Должно быть, вид я имел совершенно потешный в тот миг, оглядываясь назад, так я и думаю и стыжусь за себя пятилетнего. Фиалка же, стоит отдать ей должное, отнеслась к моим словам со всей серьезностью и не рассмеялась, даже когда я, впечатленный своей задумкой, принялся потрясать в воздухе крохотными кулачками.

– Выходить будешь только по ночам, – продолжал я. – Так даже лучше, я и сам часто брожу по полуночному дому – тогда проще всего избежать неприятных встреч. Днем же придется затаиться, здесь полно всякой интересной всячины, ты не заскучаешь! Я буду навещать тебя при первой же возможности.

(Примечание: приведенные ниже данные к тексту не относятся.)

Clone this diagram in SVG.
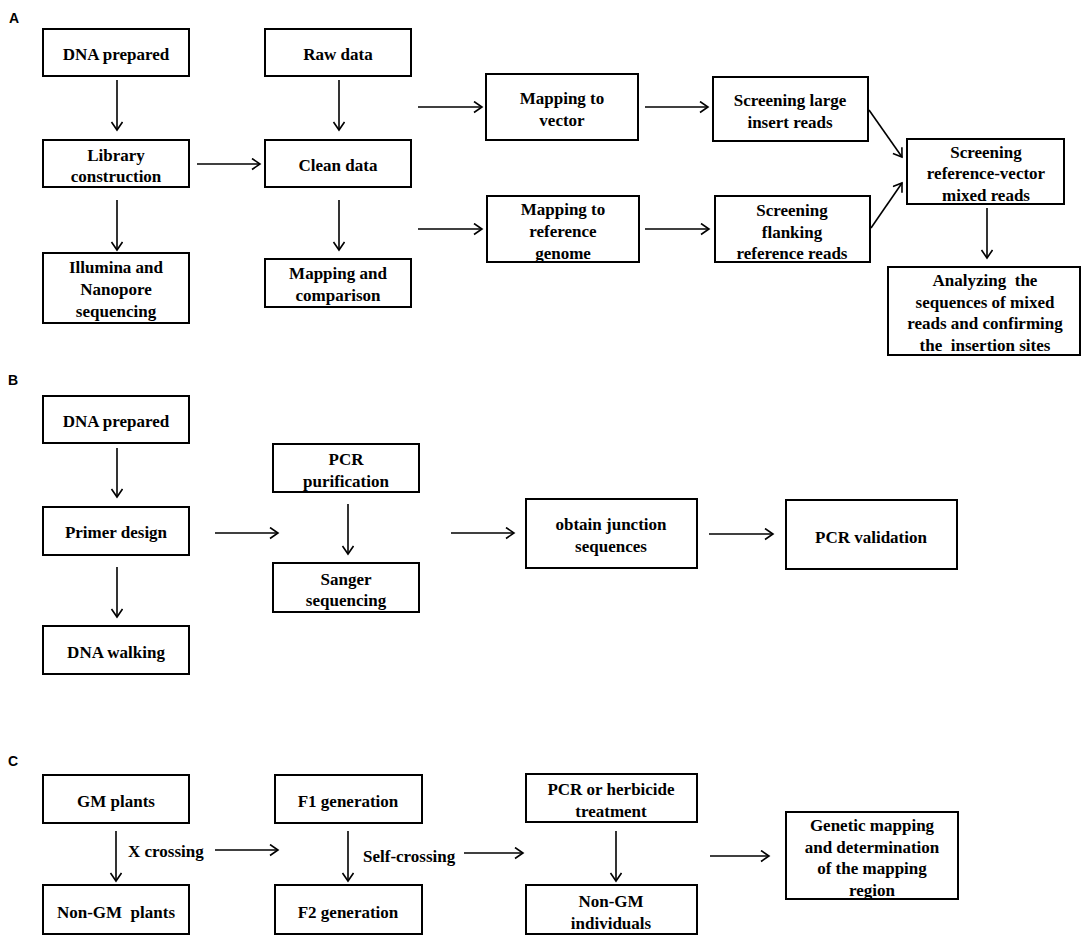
<svg xmlns="http://www.w3.org/2000/svg" width="1084" height="937" viewBox="0 0 1084 937">
<style>
.box{fill:#fff;stroke:#000;stroke-width:2}
.t{font-family:'Liberation Serif',Tinos,'Times New Roman','DejaVu Serif Condensed','DejaVu Serif',serif;font-weight:bold;font-size:17px;text-anchor:middle;fill:#000;white-space:pre}
.tl{font-family:'Liberation Serif',Tinos,'Times New Roman','DejaVu Serif Condensed','DejaVu Serif',serif;font-weight:bold;font-size:17px;fill:#000;white-space:pre}
.lab{font-family:'Liberation Sans',Arial,sans-serif;font-weight:bold;font-size:14px;fill:#000}
.c{fill:none;stroke:#000;stroke-width:1.6;marker-end:url(#ah)}
</style>
<defs>
<marker id="ah" markerUnits="userSpaceOnUse" markerWidth="12" markerHeight="14" refX="9" refY="6" orient="auto">
<path d="M1,0.5 L9,6 L1,11.5" fill="none" stroke="#000" stroke-width="1.6"/>
</marker>
</defs>
<rect width="1084" height="937" fill="#fff"/>
<text class="lab" x="9" y="23">A</text>
<text class="lab" x="8" y="385">B</text>
<text class="lab" x="8" y="766">C</text>

<g id="connectors">
<line class="c" x1="117" y1="80" x2="117" y2="130"/>
<line class="c" x1="339" y1="80" x2="339" y2="130"/>
<line class="c" x1="197" y1="164" x2="260" y2="164"/>
<line class="c" x1="117" y1="200" x2="117" y2="250"/>
<line class="c" x1="339" y1="200" x2="339" y2="250"/>
<line class="c" x1="418" y1="107" x2="482" y2="107"/>
<line class="c" x1="645" y1="107" x2="708" y2="107"/>
<line class="c" x1="418" y1="229" x2="482" y2="229"/>
<line class="c" x1="645" y1="229" x2="709" y2="229"/>
<line class="c" x1="869" y1="110" x2="902" y2="157"/>
<line class="c" x1="871" y1="228" x2="902" y2="183"/>
<line class="c" x1="987" y1="208" x2="987" y2="258"/>
<line class="c" x1="117" y1="448" x2="117" y2="497"/>
<line class="c" x1="117" y1="567" x2="117" y2="617"/>
<line class="c" x1="215" y1="533" x2="278" y2="533"/>
<line class="c" x1="348" y1="504" x2="348" y2="554"/>
<line class="c" x1="451" y1="533" x2="514" y2="533"/>
<line class="c" x1="709" y1="534" x2="773" y2="534"/>
<line class="c" x1="116" y1="831" x2="116" y2="881"/>
<line class="c" x1="215" y1="850" x2="278" y2="850"/>
<line class="c" x1="348" y1="831" x2="348" y2="881"/>
<line class="c" x1="464" y1="853" x2="523" y2="853"/>
<line class="c" x1="616" y1="831" x2="616" y2="881"/>
<line class="c" x1="710" y1="856" x2="769" y2="856"/>
<text class="tl" x="128" y="857">X crossing</text>
<text class="tl" x="363" y="862">Self-crossing</text>
</g>

<g id="a-dna"><rect class="box" x="43" y="29" width="146" height="47"/><text class="t" x="116" y="60">DNA prepared</text></g>
<g id="a-raw"><rect class="box" x="265" y="29" width="146" height="47"/><text class="t" x="338" y="60">Raw data</text></g>
<g id="a-lib"><rect class="box" x="43" y="140" width="146" height="47"/><text class="t" x="116" y="161">Library</text><text class="t" x="116" y="182">construction</text></g>
<g id="a-clean"><rect class="box" x="265" y="140" width="146" height="47"/><text class="t" x="338" y="171">Clean data</text></g>
<g id="a-illumina"><rect class="box" x="43" y="253" width="146" height="70"/><text class="t" x="116" y="273">Illumina and</text><text class="t" x="116" y="295">Nanopore</text><text class="t" x="116" y="317">sequencing</text></g>
<g id="a-mapcomp"><rect class="box" x="265" y="259" width="146" height="48"/><text class="t" x="338" y="279">Mapping and</text><text class="t" x="338" y="301">comparison</text></g>
<g id="a-mapvec"><rect class="box" x="486" y="74" width="152" height="66"/><text class="t" x="562" y="104">Mapping to</text><text class="t" x="562" y="126">vector</text></g>
<g id="a-mapref"><rect class="box" x="487" y="196" width="152" height="66"/><text class="t" x="563" y="215">Mapping to</text><text class="t" x="563" y="237">reference</text><text class="t" x="563" y="259">genome</text></g>
<g id="a-large"><rect class="box" x="713" y="77" width="155" height="64"/><text class="t" x="790" y="106">Screening large</text><text class="t" x="790" y="128">insert reads</text></g>
<g id="a-flank"><rect class="box" x="715" y="196" width="155" height="66"/><text class="t" x="792" y="216">Screening</text><text class="t" x="792" y="238">flanking</text><text class="t" x="792" y="259">reference reads</text></g>
<g id="a-mixed"><rect class="box" x="907" y="139" width="157" height="65"/><text class="t" x="986" y="158">Screening</text><text class="t" x="986" y="179">reference-vector</text><text class="t" x="986" y="201">mixed reads</text></g>
<g id="a-analyze"><rect class="box" x="888" y="267" width="192" height="88"/><text class="t" x="985" y="286">Analyzing  the</text><text class="t" x="985" y="308">sequences of mixed</text><text class="t" x="985" y="329">reads and confirming</text><text class="t" x="985" y="351">the  insertion sites</text></g>

<g id="b-dna"><rect class="box" x="43" y="396" width="146" height="47"/><text class="t" x="116" y="427">DNA prepared</text></g>
<g id="b-primer"><rect class="box" x="43" y="507" width="146" height="48"/><text class="t" x="116" y="538">Primer design</text></g>
<g id="b-walk"><rect class="box" x="43" y="626" width="146" height="48"/><text class="t" x="116" y="658">DNA walking</text></g>
<g id="b-pcrpur"><rect class="box" x="273" y="444" width="146" height="48"/><text class="t" x="346" y="465">PCR</text><text class="t" x="346" y="487">purification</text></g>
<g id="b-sanger"><rect class="box" x="273" y="563" width="146" height="49"/><text class="t" x="346" y="585">Sanger</text><text class="t" x="346" y="606">sequencing</text></g>
<g id="b-junction"><rect class="box" x="526" y="499" width="171" height="69"/><text class="t" x="611" y="530">obtain junction</text><text class="t" x="611" y="552">sequences</text></g>
<g id="b-valid"><rect class="box" x="786" y="500" width="171" height="69"/><text class="t" x="871" y="543">PCR validation</text></g>

<g id="c-gm"><rect class="box" x="43" y="775" width="146" height="48"/><text class="t" x="116" y="807">GM plants</text></g>
<g id="c-nongm"><rect class="box" x="43" y="885" width="146" height="49"/><text class="t" x="116" y="918">Non-GM  plants</text></g>
<g id="c-f1"><rect class="box" x="275" y="775" width="147" height="48"/><text class="t" x="348" y="807">F1 generation</text></g>
<g id="c-f2"><rect class="box" x="275" y="885" width="147" height="49"/><text class="t" x="348" y="918">F2 generation</text></g>
<g id="c-pcr"><rect class="box" x="526" y="774" width="171" height="48"/><text class="t" x="611" y="795">PCR or herbicide</text><text class="t" x="611" y="817">treatment</text></g>
<g id="c-indiv"><rect class="box" x="526" y="885" width="171" height="49"/><text class="t" x="611" y="907">Non-GM</text><text class="t" x="611" y="929">individuals</text></g>
<g id="c-genetic"><rect class="box" x="786" y="812" width="172" height="87"/><text class="t" x="872" y="831">Genetic mapping</text><text class="t" x="872" y="853">and determination</text><text class="t" x="872" y="874">of the mapping</text><text class="t" x="872" y="896">region</text></g>
</svg>
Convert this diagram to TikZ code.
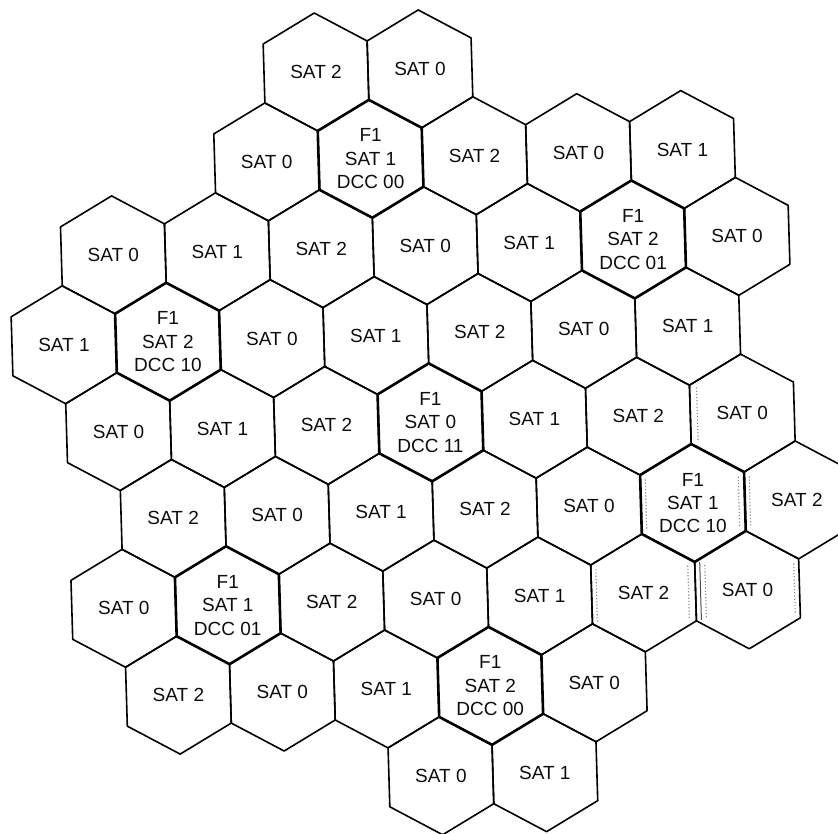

– Мне нравится, как ты всё складно придумал, – улыбнулась Фиалка (надо ли упоминать, что от улыбки той сердце мое пустилось в бешеный пляс и чуть не выскочило из груди). – Но чем я буду питаться?

– Вот этим, – тут же откликнулся я и легонько пнул своим башмаком сундук, который обиженно отозвался лязгом склянок с соленьями. – Здесь запасов на тысячу лет хватит! А по вечерам я буду приносить тебе тушеные овощи. Я их всё равно не ем за ужином и прячу за остатками пюре.

– Звучит заманчиво, – впервые за это время рассмеялась Фиалка. – Что же будет через тысячу лет? Мне ведь захочется выйти из этого, вынуждена признать, довольно вместительного и комфортабельного чулана. Как ты объяснишь родителям мое присутствие?

– Мы поженимся, – храбро ответил я, по случайности игнорировав второй ее вопрос, и посмотрел прямо в эти карамельные глаза, которые после моего заявление изумленно распахнулись. Духу, правда, мне хватило ненадолго. Произнеся эти два слова, я почувствовал, как мне свело горло, и потому был вынужден надолго замолчать. Молчала и Фиалка, глядя прямо мне в сердце и машинально накручивая на тонкий изящный палец кончик одной из белокурых кос.